Work with the Other Side
A few weeks ago, Nobel-Prize-winner Daniel Kahneman passed away. We at Mobus Creative Negotiating have used a lot of his research findings. His prize was in economics, a subject in which he never took a college course. He was a psychologist whose great contribution was to show that people are not “rational actors” as long assumed by economists but instead emotional creatures whose decisions are often guided by those emotions. We at Mobus Creative Negotiating offer many suggestions about how to navigate those emotional waters – what rocky shoals to avoid, what waters are more likely to be calm, and how to safely complete the journey.
Kahneman brought his insights about emotion to his own research. Consider a controversy about a highly influential paper he co-wrote in 2010 with another winner of the Nobel Prize in economics, Angus Deaton. From a survey, they found that above an income of $90,000, there was no increase in happiness as income rose. In 2021, the Wharton School’s Matthew Killingsworth found the exact opposite, that is, happiness rose with income no matter how high the income. Kahneman’s response was not to blast away; he called such an approach “angry science.” He preferred what he called “adversarial collaboration.” So he asked Killingsworth to collaborate along with a friendly arbiter, the noted psychologist Barbara Mellers. What they found was that both were partly correct, with the results depending greatly on how one treated the poorest group. In other words, by collaborating, they improved their work. That is how Kahneman worked his entire professional career. He argued, “A common feature of all my experiences has been that the adversaries ended up on friendlier terms than when they started.”

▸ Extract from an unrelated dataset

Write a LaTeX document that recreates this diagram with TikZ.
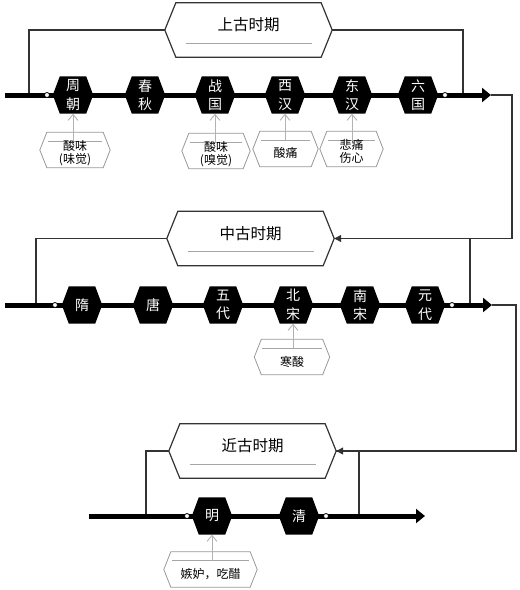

In his New York Times article describing Kahneman’s work, Harvard professor Cass Sunstein writes “with organizations of all kinds… sustained efforts should be made to lower the volume by isolating points of disagreement and specifying tests to establish what’s right.” (The Nobel Winner Who Liked to Collaborate With His Adversaries) That is great advice for negotiators. We at Mobus Creative Negotiating offer advice, guidelines, and suggestions about how to translate that into practice. We are guided by the advice of the American great Alexander Hamilton, quoted by Sunstein: “The differences of opinion, and the jarrings of parties…often promote deliberation and circumspection.”